↓↓↓
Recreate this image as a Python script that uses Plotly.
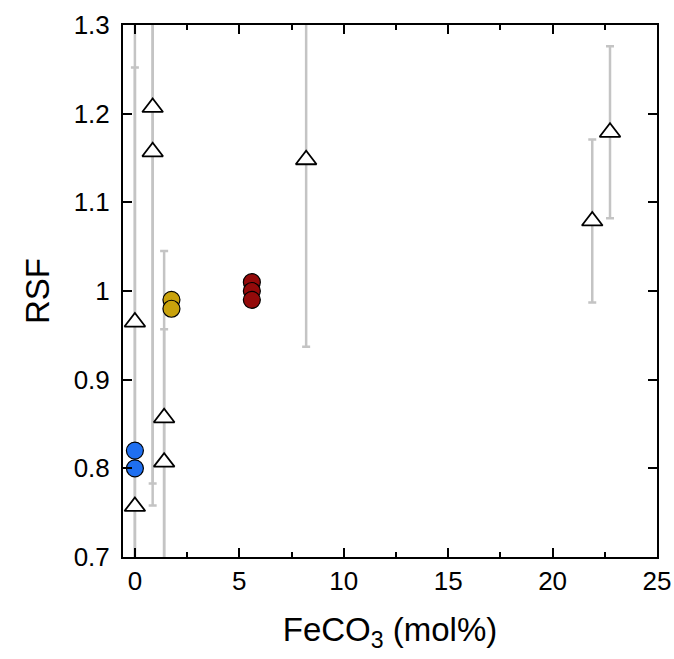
import plotly.graph_objects as go

# Open triangles with error bars
tri_x = [0.0, 0.0, 0.85, 0.85, 1.4, 1.4, 8.2, 21.9, 22.75]
tri_y = [0.965, 0.757, 1.207, 1.157, 0.857, 0.807, 1.148, 1.079, 1.179]
tri_err = [0.287, 0.60, 0.449, 0.374, 0.188, 0.15, 0.211, 0.092, 0.097]

# Filled circles
blue_x = [0.0, 0.0]
blue_y = [0.82, 0.80]
gold_x = [1.75, 1.75]
gold_y = [0.99, 0.98]
red_x = [5.6, 5.6, 5.6]
red_y = [1.01, 1.0, 0.99]

y_ticks = [0.7, 0.8, 0.9, 1.0, 1.1, 1.2, 1.3]
y_ticktext = ["0.7", "0.8", "0.9", "1", "1.1", "1.2", "1.3"]
x_ticks = [0, 5, 10, 15, 20, 25]

FONT = "Liberation Sans, Arial, sans-serif"

fig = go.Figure()
fig.add_trace(go.Scatter(
    x=tri_x, y=tri_y, mode="markers",
    marker=dict(symbol="triangle-up", size=18, color="white",
                line=dict(color="black", width=1.8)),
    error_y=dict(type="data", array=tri_err, visible=True,
                 color="#c4c4c4", thickness=2.5, width=4),
    showlegend=False, cliponaxis=True))
for xs, ys, col in [(blue_x, blue_y, "#1f6ff0"), (gold_x, gold_y, "#c9a20c"), (red_x, red_y, "#940a0a")]:
    fig.add_trace(go.Scatter(
        x=xs, y=ys, mode="markers",
        marker=dict(symbol="circle", size=17, color=col,
                    line=dict(color="black", width=1.2)),
        showlegend=False))

axis_common = dict(showline=True, linecolor="black", linewidth=2, mirror="ticks",
                   ticks="inside", tickcolor="black", tickwidth=2, ticklen=9,
                   showgrid=False, zeroline=False, automargin=False,
                   tickfont=dict(family=FONT, size=26, color="black"))

fig.update_xaxes(range=[-0.57, 25], tickvals=x_ticks,
                 minor=dict(dtick=2.5, tick0=0, ticks="inside", ticklen=5, tickwidth=2, tickcolor="black"),
                 title=dict(text="FeCO<sub>3</sub> (mol%)", font=dict(family=FONT, size=33, color="black"), standoff=23),
                 **axis_common)
fig.update_yaxes(range=[0.7, 1.3], tickvals=y_ticks, ticktext=y_ticktext, ticklabelstandoff=6,
                 title=dict(text="RSF", font=dict(family=FONT, size=33, color="black"), standoff=14),
                 **axis_common)

fig.update_layout(width=674, height=659, margin=dict(l=123, r=17, t=25, b=102),
                  plot_bgcolor="white", paper_bgcolor="white",
                  font=dict(family=FONT, color="black"))

fig.write_html("out.html", config={"displayModeBar": False},
               post_script="document.body.style.margin='0';document.body.style.overflow='hidden';")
↑↑↑
* [The problem] Repeat the listing above from its first line through the line that contains "showlegend=False))", both included, and nothing more. Drop the pictures.

* [Result]
Recreate this image as a Python script that uses Plotly.
import plotly.graph_objects as go

# Open triangles with error bars
tri_x = [0.0, 0.0, 0.85, 0.85, 1.4, 1.4, 8.2, 21.9, 22.75]
tri_y = [0.965, 0.757, 1.207, 1.157, 0.857, 0.807, 1.148, 1.079, 1.179]
tri_err = [0.287, 0.60, 0.449, 0.374, 0.188, 0.15, 0.211, 0.092, 0.097]

# Filled circles
blue_x = [0.0, 0.0]
blue_y = [0.82, 0.80]
gold_x = [1.75, 1.75]
gold_y = [0.99, 0.98]
red_x = [5.6, 5.6, 5.6]
red_y = [1.01, 1.0, 0.99]

y_ticks = [0.7, 0.8, 0.9, 1.0, 1.1, 1.2, 1.3]
y_ticktext = ["0.7", "0.8", "0.9", "1", "1.1", "1.2", "1.3"]
x_ticks = [0, 5, 10, 15, 20, 25]

FONT = "Liberation Sans, Arial, sans-serif"

fig = go.Figure()
fig.add_trace(go.Scatter(
    x=tri_x, y=tri_y, mode="markers",
    marker=dict(symbol="triangle-up", size=18, color="white",
                line=dict(color="black", width=1.8)),
    error_y=dict(type="data", array=tri_err, visible=True,
                 color="#c4c4c4", thickness=2.5, width=4),
    showlegend=False, cliponaxis=True))
for xs, ys, col in [(blue_x, blue_y, "#1f6ff0"), (gold_x, gold_y, "#c9a20c"), (red_x, red_y, "#940a0a")]:
    fig.add_trace(go.Scatter(
        x=xs, y=ys, mode="markers",
        marker=dict(symbol="circle", size=17, color=col,
                    line=dict(color="black", width=1.2)),
        showlegend=False))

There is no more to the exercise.